§ TASK PROMPT:
Only the lines from the start of the data below through the line that contains "import seaborn as sns" are to be copied, exactly and without pictures.

[DATA EXTRACT start]

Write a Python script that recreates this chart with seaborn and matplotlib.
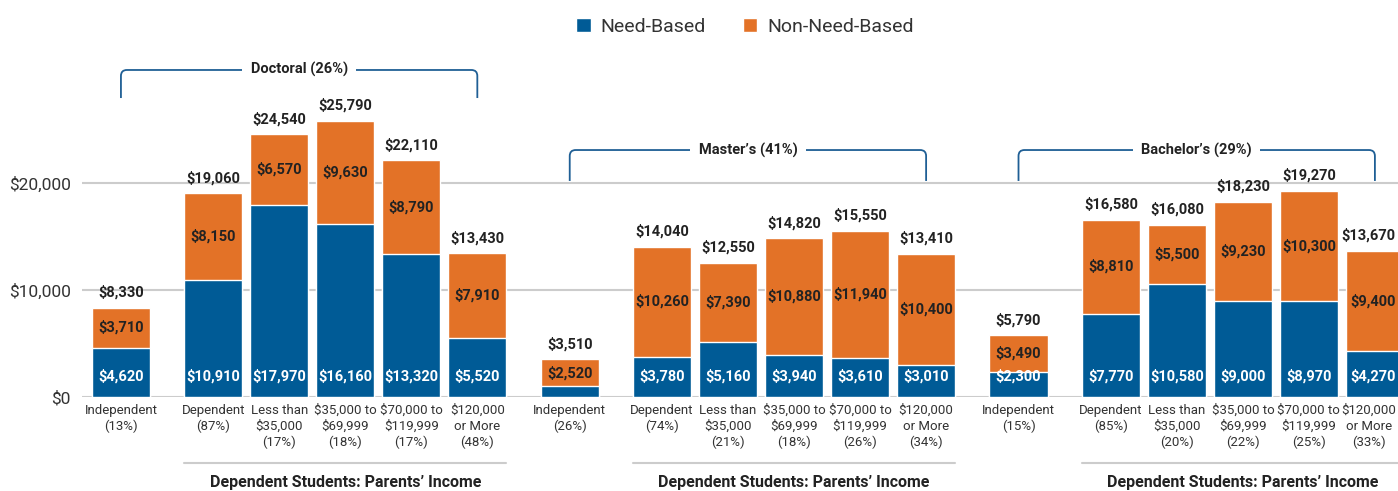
import numpy as np
import pandas as pd
import matplotlib
matplotlib.use("Agg")
import matplotlib.pyplot as plt
from matplotlib.patches import Patch, PathPatch
from matplotlib.path import Path
from matplotlib.transforms import ScaledTranslation
import seaborn as sns

# ---- data ----
levels = ["Doctoral (26%)", "Master\u2019s (41%)", "Bachelor\u2019s (29%)"]
groups = ["Independent", "Dependent", "Less than\n$35,000", "$35,000 to\n$69,999",
          "$70,000 to\n$119,999", "$120,000\nor More"]
shares = [[13, 87, 17, 18, 17, 48],
          [26, 74, 21, 18, 26, 34],
          [15, 85, 20, 22, 25, 33]]
need_based = [[4620, 10910, 17970, 16160, 13320, 5520],
              [990, 3780, 5160, 3940, 3610, 3010],
              [2300, 7770, 10580, 9000, 8970, 4270]]
non_need_based = [[3710, 8150, 6570, 9630, 8790, 7910],
                  [2520, 10260, 7390, 10880, 11940, 10400],
                  [3490, 8810, 5500, 9230, 10300, 9400]]

BLUE = "#005b96"
ORANGE = "#e37227"
TXT = "#222222"
BRACKET = "#1f5f95"

# bar positions: independent bar, a gap, then the five dependent bars
offsets = [0, 1.4, 2.4, 3.4, 4.4, 5.4]
group_step = 6.8

rows = []
for g, lev in enumerate(levels):
    for i, grp in enumerate(groups):
        rows.append({
            "level": lev,
            "pos": round(g * group_step + offsets[i], 2),
            "label": f"{grp}\n({shares[g][i]}%)",
            "need": need_based[g][i],
            "nonneed": non_need_based[g][i],
        })
df = pd.DataFrame(rows)
df["total"] = df["need"] + df["nonneed"]

sns.set_style("white")
plt.rcParams["font.family"] = ["Roboto", "DejaVu Sans"]
VS = 10.5

fig = plt.figure(figsize=(13.98, 4.91), dpi=100)
ax = fig.add_axes([82 / 1398, 94 / 491, 1316 / 1398, 397 / 491])

W = 0.88
sns.barplot(data=df, x="pos", y="total", native_scale=True, color=ORANGE,
            saturation=1, width=W, errorbar=None, ax=ax, zorder=2)
sns.barplot(data=df, x="pos", y="need", native_scale=True, color=BLUE,
            saturation=1, width=W, errorbar=None, ax=ax, zorder=3)

ax.set_xlim(-0.59, 19.35)
ax.set_ylim(0, 37100)
ax.set_yticks([0, 10000, 20000])
ax.set_yticklabels(["$0", "$10,000", "$20,000"])
ax.set_xticks(df["pos"])
ax.set_xticklabels(df["label"], fontsize=9.5, color="#333333", linespacing=1.25)
ax.tick_params(axis="both", length=0)
ax.tick_params(axis="x", pad=5)
ax.tick_params(axis="y", pad=8, labelsize=12.5, labelcolor="#333333")
ax.set_xlabel("")
ax.set_ylabel("")
for s in ax.spines.values():
    s.set_visible(False)
ax.grid(axis="y", color="#cccccc", linewidth=1.5)
ax.set_axisbelow(True)

bold = dict(fontweight="bold", ha="center", va="center")

# value labels
for _, r in df.iterrows():
    ax.text(r["pos"], r["total"] + 1420, f"${r['total']:,}", fontsize=VS, color=TXT, **bold)
    ax.text(r["pos"], r["need"] + r["nonneed"] / 2, f"${r['nonneed']:,}", fontsize=VS,
            color=TXT, zorder=4, **bold)
    if r["need"] >= 1500:
        ax.text(r["pos"], 1970, f"${r['need']:,}", fontsize=VS, color="white",
                zorder=4, **bold)

# brackets with level names
bracket_y = [(30560, 27940), (23080, 20190), (23080, 20190)]
for g, lev in enumerate(levels):
    x0 = g * group_step + offsets[0]
    x1 = g * group_step + offsets[-1]
    top, bot = bracket_y[g]
    rx, ry = 0.09, 560
    verts = [(x0, bot), (x0, top - ry), (x0, top), (x0 + rx, top),
             (x1 - rx, top), (x1, top), (x1, top - ry), (x1, bot)]
    codes = [Path.MOVETO, Path.LINETO, Path.CURVE3, Path.CURVE3,
             Path.LINETO, Path.CURVE3, Path.CURVE3, Path.LINETO]
    ax.add_patch(PathPatch(Path(verts, codes), fill=False, edgecolor=BRACKET,
                           linewidth=1.3, clip_on=False, zorder=1))
    ax.text((x0 + x1) / 2, top, lev, fontsize=VS, color=TXT, zorder=2,
            bbox=dict(facecolor="white", edgecolor="none", pad=6), **bold)

    # dependent-students underline and caption
    d0 = g * group_step + offsets[1] - W / 2
    d1 = g * group_step + offsets[-1] + W / 2
    ax.plot([d0, d1], [-6170, -6170], color="#cccccc", linewidth=1.5, clip_on=False)
    ax.text((d0 + d1) / 2, -8000, "Dependent Students: Parents\u2019 Income",
            fontsize=11.5, color=TXT, **bold)

handles = [Patch(facecolor=BLUE, label="Need-Based"),
           Patch(facecolor=ORANGE, label="Non-Need-Based")]
fig.legend(handles=handles, loc="upper center", bbox_to_anchor=(745 / 1398, 1.0),
           ncol=2, frameon=False, fontsize=14, handlelength=0.75, handleheight=0.75,
           handletextpad=0.5, columnspacing=1.9, labelcolor="#333333")

# keep texts at the right edge inside the picture
fig.canvas.draw()
rend = fig.canvas.get_renderer()
edge = fig.bbox.width - 2
for t in list(ax.texts) + list(ax.get_xticklabels()):
    over = t.get_window_extent(rend).x1 - edge
    if over > 0:
        t.set_transform(t.get_transform() + ScaledTranslation(-over / fig.dpi, 0,
                                                              fig.dpi_scale_trans))

fig.savefig("out.png", dpi=100)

[DATA EXTRACT end]

§ CORRECT OUTPUT:
Write a Python script that recreates this chart with seaborn and matplotlib.
import numpy as np
import pandas as pd
import matplotlib
matplotlib.use("Agg")
import matplotlib.pyplot as plt
from matplotlib.patches import Patch, PathPatch
from matplotlib.path import Path
from matplotlib.transforms import ScaledTranslation
import seaborn as sns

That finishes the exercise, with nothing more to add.